## Task requirements
Look through the data below. Show each line where the string "recreates" occurs.

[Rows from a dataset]
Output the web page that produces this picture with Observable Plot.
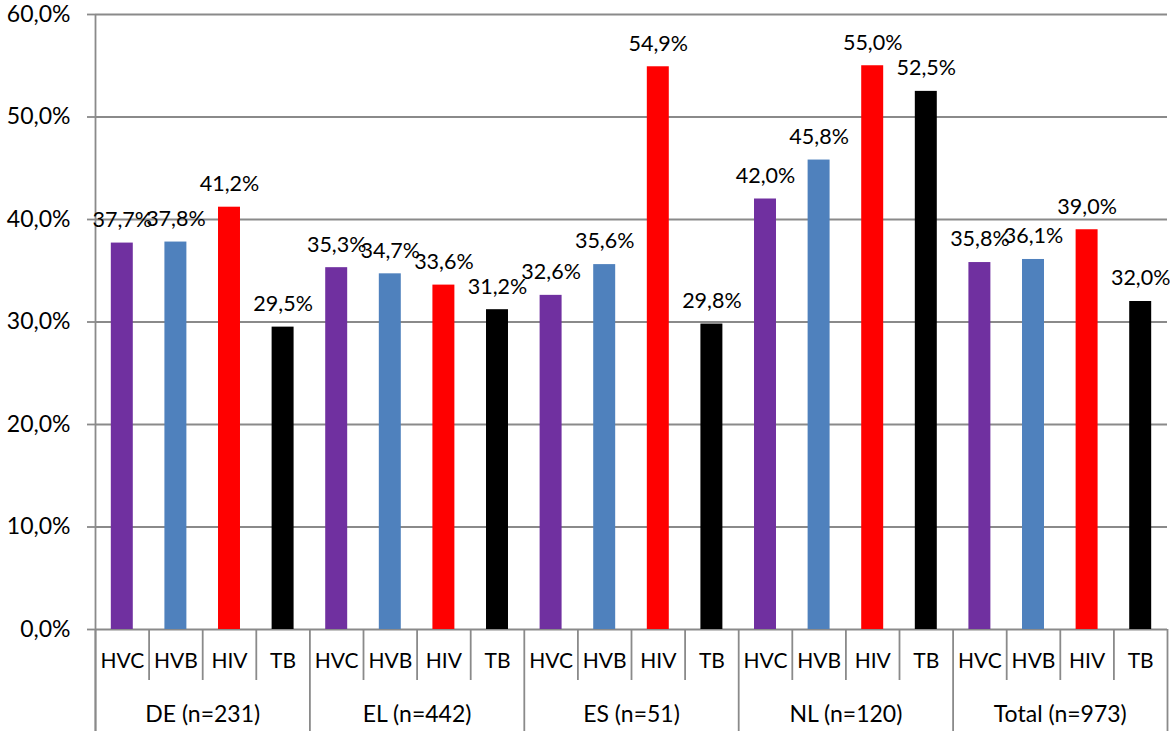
<!DOCTYPE html>
<html>
<head>
<meta charset="utf-8">
<script src="https://cdn.jsdelivr.net/npm/d3@7"></script>
<script src="https://cdn.jsdelivr.net/npm/@observablehq/plot@0.6"></script>
<style>
  html, body { margin: 0; padding: 0; background: #fff; }
  svg { display: block; }
</style>
</head>
<body>
<div id="chart"></div>
<script>
const groups = ["DE (n=231)", "EL (n=442)", "ES (n=51)", "NL (n=120)", "Total (n=973)"];
const series = ["HVC", "HVB", "HIV", "TB"];
const colors = ["#7030A0", "#4F81BD", "#FF0000", "#000000"];
const HVC = [37.7, 35.3, 32.6, 42.0, 35.8];
const HVB = [37.8, 34.7, 35.6, 45.8, 36.1];
const HIV = [41.2, 33.6, 54.9, 55.0, 39.0];
const TB  = [29.5, 31.2, 29.8, 52.5, 32.0];
const yTicks = [0, 10, 20, 30, 40, 50, 60];

const valuesBySeries = [HVC, HVB, HIV, TB];
const rows = [];
groups.forEach((g, gi) => {
  series.forEach((s, si) => {
    rows.push({group: g, series: s, value: valuesBySeries[si][gi], idx: gi * series.length + si});
  });
});
const n = rows.length;
const groupRows = groups.map((g, gi) => ({group: g, center: gi * series.length + series.length / 2}));
const groupBounds = d3.range(0, n + 1, series.length);
const barBounds = d3.range(0, n + 1).filter(i => i % series.length !== 0);

const width = 1170, height = 731;
const marginTop = 14, marginBottom = 102, marginLeft = 95, marginRight = 3;
const frameH = height - marginTop - marginBottom;
const fmt = v => v.toFixed(1).replace(".", ",") + "%";
const font = "Lato, 'Open Sans', sans-serif";
const lineColor = "#8a8a8a";
const lw = 1.8;
const barPad = 0.295;

const chart = Plot.plot({
  width, height, marginTop, marginBottom, marginLeft, marginRight,
  style: {fontFamily: font, fontSize: "21px", color: "#000", background: "#fff", overflow: "visible"},
  x: {type: "linear", domain: [0, n], axis: null},
  y: {domain: [0, 60], axis: null},
  color: {domain: series, range: colors},
  marks: [
    Plot.ruleY(yTicks, {stroke: lineColor, strokeWidth: lw}),
    Plot.axisY({ticks: yTicks, tickSize: 8, tickPadding: 17, tickFormat: fmt, stroke: lineColor, strokeWidth: lw, fontSize: 23, fill: "#000", label: null}),
    Plot.ruleX([0], {stroke: lineColor, strokeWidth: lw, insetBottom: -marginBottom}),
    Plot.rectY(rows, {x1: d => d.idx + barPad, x2: d => d.idx + 1 - barPad, y: "value", fill: "series"}),
    Plot.text(rows, {x: d => d.idx + 0.5, y: "value", text: d => fmt(d.value), dy: -23, fontSize: 21.5, fill: "#000"}),
    Plot.ruleX(groupBounds, {stroke: lineColor, strokeWidth: lw, insetTop: frameH, insetBottom: -marginBottom}),
    Plot.ruleX(barBounds, {stroke: lineColor, strokeWidth: lw, insetTop: frameH, insetBottom: -51}),
    Plot.text(rows, {x: d => d.idx + 0.5, y: 0, text: "series", dy: 32, fontSize: 21, fill: "#000"}),
    Plot.text(groupRows, {x: "center", y: 0, text: "group", dy: 85, fontSize: 23, fill: "#000"})
  ]
});
document.getElementById("chart").appendChild(chart);
</script>
</body>
</html>
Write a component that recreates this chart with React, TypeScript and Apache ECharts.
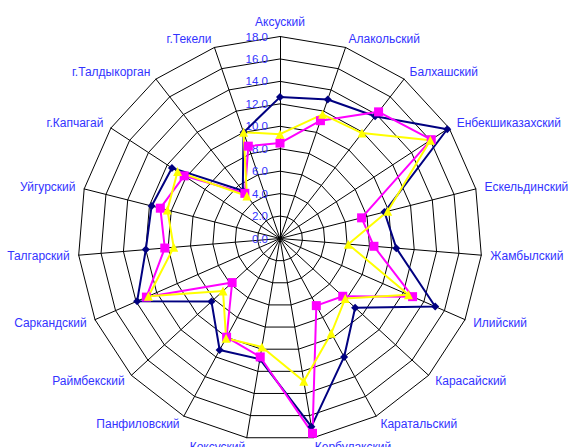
import React, { useEffect, useRef } from "react";
import * as echarts from "echarts";

const categories = [
  "Аксуский", "Алакольский", "Балхашский", "Енбекшиказахский", "Ескельдинский",
  "Жамбылский", "Илийский", "Карасайский", "Каратальский", "Кербулакский",
  "Коксуский", "Панфиловский", "Раймбекский", "Саркандский", "Талгарский",
  "Уйгурский", "г.Капчагай", "г.Талдыкорган", "г.Текели",
];

const navySeries = [12.6, 13.1, 13.8, 17.8, 9.6, 10.4, 15.1, 9.1, 12.0, 17.0, 10.9, 11.3, 8.3, 13.9, 12.0, 11.8, 11.5, 5.4, 10.0];
const magentaSeries = [8.5, 11.1, 14.3, 16.1, 7.5, 8.4, 12.9, 7.6, 6.8, 17.6, 10.7, 10.0, 5.8, 13.0, 10.3, 11.0, 10.2, 5.1, 8.7];
const yellowSeries = [9.3, 11.7, 11.9, 16.0, 9.9, 6.1, 12.5, 7.9, 9.6, 12.9, 9.8, 10.1, 6.9, 12.8, 9.5, 10.35, 10.9, 4.8, 10.0];

const axisMin = 0;
const axisMax = 18;
const axisSplits = 9;

const FONT = "Liberation Sans, Arial, sans-serif";
const BLUE = "#3333FF";

// ECharts radar lays indicators out counter-clockwise; reorder so they run clockwise.
function clockwise<T>(arr: T[]): T[] {
  return [arr[0], ...arr.slice(1).reverse()];
}

export default function App() {
  const ref = useRef<HTMLDivElement>(null);
  useEffect(() => {
    if (!ref.current) return;
    const chart = echarts.init(ref.current, null, { renderer: "svg" });
    const indicator = clockwise(categories).map((name, i) => {
      const ind: any = { name, min: axisMin, max: axisMax };
      if (i === 0) {
        ind.axisLabel = {
          show: true,
          color: BLUE,
          fontSize: 11.5,
          fontFamily: FONT,
          margin: 12,
          formatter: (v: number) => v.toFixed(1),
        };
      }
      return ind;
    });
    chart.setOption({
      animation: false,
      backgroundColor: "#ffffff",
      radar: {
        center: [280, 238.5],
        radius: 202,
        startAngle: 90,
        shape: "polygon",
        splitNumber: axisSplits,
        indicator,
        axisName: { color: BLUE, fontSize: 12, fontFamily: FONT },
        nameGap: 9,
        axisLine: { show: true, lineStyle: { color: "#000000", width: 1 } },
        splitLine: { show: true, lineStyle: { color: "#000000", width: 1 } },
        splitArea: { show: false },
        axisTick: { show: false },
        axisLabel: { show: false },
      },
      series: [
        {
          type: "radar",
          data: [
            {
              value: clockwise(navySeries),
              symbol: "diamond",
              symbolSize: 8,
              lineStyle: { color: "#000080", width: 2 },
              itemStyle: { color: "#000080" },
            },
            {
              value: clockwise(magentaSeries),
              symbol: "rect",
              symbolSize: 9,
              lineStyle: { color: "#FF00FF", width: 2 },
              itemStyle: { color: "#FF00FF" },
            },
            {
              value: clockwise(yellowSeries),
              symbol: "triangle",
              symbolSize: 9,
              lineStyle: { color: "#FFFF00", width: 2 },
              itemStyle: { color: "#FFFF00" },
            },
          ],
        },
      ],
    });
    return () => chart.dispose();
  }, []);
  return (
    <div
      ref={ref}
      style={{ position: "fixed", left: 0, top: 0, width: 568, height: 447 }}
    />
  );
}
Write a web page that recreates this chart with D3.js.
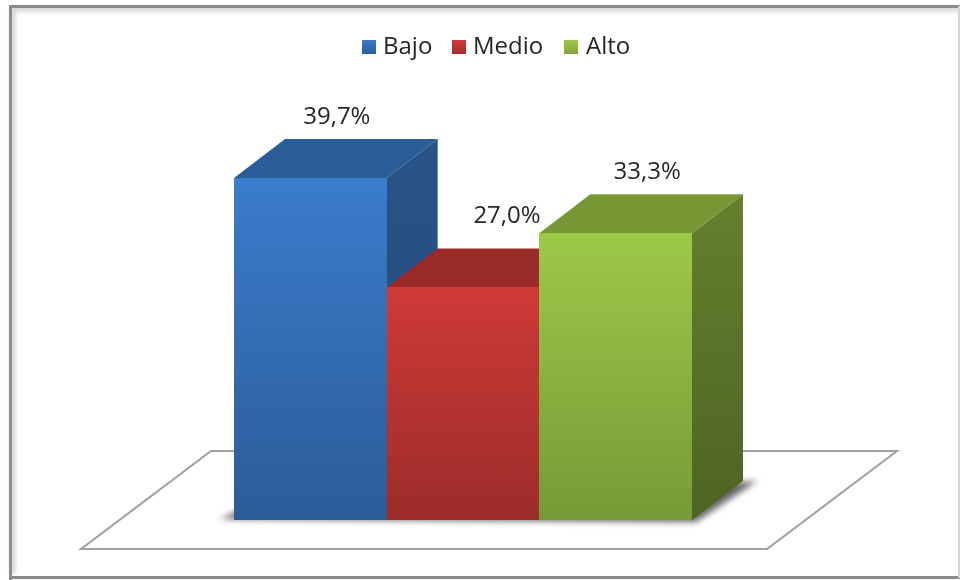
<!DOCTYPE html>
<html>
<head>
<meta charset="utf-8">
<script src="https://cdn.jsdelivr.net/npm/d3@7"></script>
<style>
  body { margin: 0; background: #fff; }
  svg { display: block; }
  text { font-family: "Open Sans", sans-serif; fill: #262626; }
</style>
</head>
<body>
<div id="chart"></div>
<script>
const categories = ["Bajo", "Medio", "Alto"];
const values = [39.7, 27.0, 33.3];
const valueLabels = ["39,7%", "27,0%", "33,3%"];
const frontTop = ["#3b7ccd", "#cf3a37", "#9dc948"];
const frontBottom = ["#2b5c98", "#9c2c2a", "#769a37"];
const topColors = ["#2b5d99", "#9a2b29", "#769733"];
const sideTop = ["#285488", "#8a2725", "#64802e"];
const sideBottom = ["#234a78", "#7a2220", "#4e6423"];
const legendX = [362, 452, 564];

const width = 960, height = 580;
const depthX = 51, depthY = 39;

const svg = d3.select("#chart").append("svg")
    .attr("width", width)
    .attr("height", height);

const x = d3.scaleBand().domain(categories).range([234, 692]).padding(0);
const y = d3.scaleLinear().domain([0, 39.7]).range([520, 178]);
const color = d3.scaleOrdinal().domain(categories);

const defs = svg.append("defs");
defs.append("filter").attr("id", "blur")
    .attr("x", "-20%").attr("y", "-20%").attr("width", "140%").attr("height", "140%")
    .append("feGaussianBlur").attr("stdDeviation", 3);
defs.append("filter").attr("id", "edgeBlur")
    .attr("x", "-5%").attr("y", "-5%").attr("width", "110%").attr("height", "110%")
    .append("feGaussianBlur").attr("stdDeviation", 2);
defs.append("filter").attr("id", "soft")
    .append("feGaussianBlur").attr("stdDeviation", 0.45);

function gradient(id, c1, c2) {
    const g = defs.append("linearGradient").attr("id", id)
        .attr("x1", 0).attr("y1", 0).attr("x2", 0).attr("y2", 1);
    g.append("stop").attr("offset", "0%").attr("stop-color", c1);
    g.append("stop").attr("offset", "100%").attr("stop-color", c2);
}
categories.forEach((c, i) => {
    gradient("front" + i, frontTop[i], frontBottom[i]);
    gradient("side" + i, sideTop[i], sideBottom[i]);
});
gradient("legend0", "#3b7ccd", "#2b5c98");
color.range(categories.map((c, i) => `url(#legend${i})`));
gradient("legend1", "#cf3a37", "#a52e2c");
gradient("legend2", "#9dc948", "#7fa53a");

// marco exterior
const frame = svg.append("g");
frame.append("path")
    .attr("d", "M13,574V9H960")
    .attr("fill", "none")
    .attr("stroke", "#c8c8c8")
    .attr("stroke-width", 4)
    .attr("filter", "url(#edgeBlur)");
frame.append("path")
    .attr("d", "M13,573H960")
    .attr("fill", "none")
    .attr("stroke", "#b0b0b0")
    .attr("stroke-width", 4)
    .attr("filter", "url(#edgeBlur)");
frame.append("path")
    .attr("d", "M10.5,580V6.5H960")
    .attr("fill", "none")
    .attr("stroke", "#8c8c8c")
    .attr("stroke-width", 3);
frame.append("path")
    .attr("d", "M10,577.5H960")
    .attr("fill", "none")
    .attr("stroke", "#8c8c8c")
    .attr("stroke-width", 3);
frame.append("path")
    .attr("d", "M959,6V578")
    .attr("fill", "none")
    .attr("stroke", "#d4d4d4")
    .attr("stroke-width", 2);

// suelo
const floor = d3.line();
svg.append("path")
    .attr("d", floor([[211, 451], [897, 451], [767, 549], [81, 549]]) + "Z")
    .attr("fill", "#fff")
    .attr("stroke", "#a0a0a0")
    .attr("stroke-width", 2);

// sombra
svg.append("path")
    .attr("d", floor([
        [x("Bajo") - 14, y(0) - 1],
        [x("Bajo") + 10, y(0) - 12],
        [x("Alto") + x.bandwidth() + depthX + 14, y(0) - depthY + 0],
        [x("Alto") + x.bandwidth() + 4, y(0) + 2]
    ]) + "Z")
    .attr("fill", "#666")
    .attr("filter", "url(#blur)");

const bars = svg.selectAll(".bar")
    .data(categories)
    .enter()
    .append("g")
    .attr("class", "bar");

// lado derecho
bars.append("path")
    .attr("d", (d, i) => {
        const r = x(d) + x.bandwidth();
        return floor([[r, y(values[i])], [r + depthX, y(values[i]) - depthY],
            [r + depthX, y(0) - depthY], [r, y(0)]]) + "Z";
    })
    .attr("fill", (d, i) => `url(#side${i})`);

// cara superior
bars.append("path")
    .attr("d", (d, i) => {
        const l = x(d), r = l + x.bandwidth();
        return floor([[l, y(values[i])], [l + depthX, y(values[i]) - depthY],
            [r + depthX, y(values[i]) - depthY], [r, y(values[i])]]) + "Z";
    })
    .attr("fill", (d, i) => topColors[i]);

// frente
bars.append("rect")
    .attr("x", d => x(d))
    .attr("y", (d, i) => y(values[i]))
    .attr("width", x.bandwidth())
    .attr("height", (d, i) => y(0) - y(values[i]))
    .attr("shape-rendering", "crispEdges")
    .attr("fill", (d, i) => `url(#front${i})`);

// etiquetas
const labelDy = [-54, -64, -54];
const labelDx = [26.5, 44, 31.5];
svg.selectAll(".value")
    .data(categories)
    .enter()
    .append("text")
    .attr("class", "value")
    .attr("x", (d, i) => x(d) + x.bandwidth() / 2 + labelDx[i])
    .attr("y", (d, i) => y(values[i]) + labelDy[i])
    .attr("text-anchor", "middle")
    .style("font-size", "24px")
    .attr("filter", "url(#soft)")
    .text((d, i) => valueLabels[i]);

// leyenda
const legend = svg.selectAll(".legend")
    .data(categories)
    .enter()
    .append("g")
    .attr("class", "legend")
    .attr("transform", (d, i) => `translate(${legendX[i]},40)`);
legend.append("rect")
    .attr("width", 14)
    .attr("height", 14)
    .attr("fill", d => color(d));
legend.append("text")
    .attr("x", (d, i) => i === 2 ? 22 : 21)
    .attr("y", 13.5)
    .style("font-size", "24px")
    .attr("filter", "url(#soft)")
    .text(d => d);
</script>
</body>
</html>
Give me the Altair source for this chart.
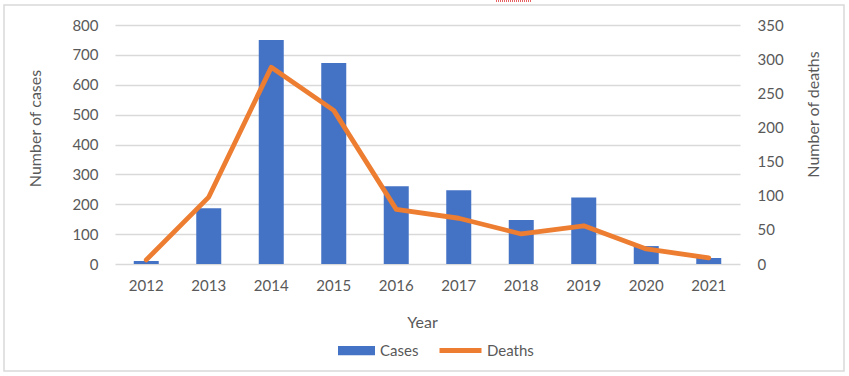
import altair as alt
import pandas as pd

years = ["2012", "2013", "2014", "2015", "2016", "2017", "2018", "2019", "2020", "2021"]
cases = [10, 187, 750, 673, 260, 247, 147, 223, 60, 20]
deaths = [6, 98, 288, 225, 80, 67, 44, 56, 22, 9]

case_ticks = [0, 100, 200, 300, 400, 500, 600, 700, 800]
death_ticks = [0, 50, 100, 150, 200, 250, 300, 350]

df = pd.DataFrame({"Year": years, "Cases": cases, "Deaths": deaths,
                   "s1": ["Cases"] * len(years), "s2": ["Deaths"] * len(years)})

FONT = "Lato"
GRAY = "#595959"
BLUE = "#4472C4"
ORANGE = "#ED7D31"

x = alt.X("Year:N", scale=alt.Scale(paddingInner=0.6, paddingOuter=0.3),
          axis=alt.Axis(title="Year", labelAngle=0, labelPadding=14, ticks=False,
                        domain=False, grid=False, titleX=307, titleY=58,
                        titleBaseline="middle", titleAlign="center"))

bars = alt.Chart(df).mark_bar(color=BLUE).encode(
    x=x,
    y=alt.Y("Cases:Q", scale=alt.Scale(domain=[0, 800], nice=False),
            axis=alt.Axis(title="Number of cases", values=case_ticks, grid=True,
                          gridColor="#d9d9d9", gridWidth=1.5, ticks=False, domain=False,
                          labelPadding=17, titleAngle=270, titleX=-80, titleY=103,
                          titleAlign="center", titleBaseline="middle")),
    fill=alt.Fill("s1:N", scale=alt.Scale(domain=["Cases"], range=[BLUE]),
                  legend=alt.Legend(title=None, orient="none", legendX=223, legendY=307,
                                    symbolType="M-1,-0.25L1,-0.25L1,0.25L-1,0.25Z",
                                    symbolSize=1369, symbolStrokeWidth=0, labelOffset=5,
                                    padding=0)),
)

line = alt.Chart(df).mark_line(strokeWidth=4.8, strokeCap="round", strokeJoin="round").encode(
    x=x,
    y=alt.Y("Deaths:Q", scale=alt.Scale(domain=[0, 350], nice=False),
            axis=alt.Axis(title="Number of deaths", orient="right", values=death_ticks,
                          grid=False, ticks=False, domain=False, labelPadding=17,
                          titleAngle=270, titleX=73, titleY=89,
                          titleAlign="center", titleBaseline="middle")),
    stroke=alt.Stroke("s2:N", scale=alt.Scale(domain=["Deaths"], range=[ORANGE]),
                      legend=alt.Legend(title=None, orient="none", legendX=322, legendY=302,
                                        symbolType="stroke", symbolSize=1764,
                                        symbolStrokeWidth=4.8, labelOffset=3, padding=0)),
)

frame_df = pd.DataFrame({"k": [0]})
frame = alt.Chart(frame_df).mark_rect(fill=None, stroke="#d9d9d9", strokeWidth=1.5).encode(
    x=alt.value(-111), x2=alt.value(729), y=alt.value(-20), y2=alt.value(346)
)
red = alt.Chart(frame_df).mark_rule(stroke="#e03030", strokeDash=[1, 1], strokeWidth=1.5).encode(
    x=alt.value(381), x2=alt.value(416), y=alt.value(-24)
)

chart = alt.layer(bars, line, frame, red).resolve_scale(y="independent", fill="independent",
                                                         stroke="independent").properties(
    width=625, height=239,
    background="white",
    autosize=alt.AutoSizeParams(type="none"),
    padding={"left": 115, "top": 25, "right": 109, "bottom": 112},
).configure_view(stroke=None).configure_axis(
    labelFont=FONT, titleFont=FONT, labelColor=GRAY, titleColor=GRAY,
    labelFontSize=15, titleFontSize=16, titleFontWeight="normal",
).configure_legend(labelFont=FONT, labelFontSize=15, labelColor=GRAY)

chart.save("out.html", embed_options={"renderer": "svg", "actions": False})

## Output below
Write a component that recreates this chart with React, TypeScript and Apache ECharts.
Write a web page that recreates this chart with D3.js.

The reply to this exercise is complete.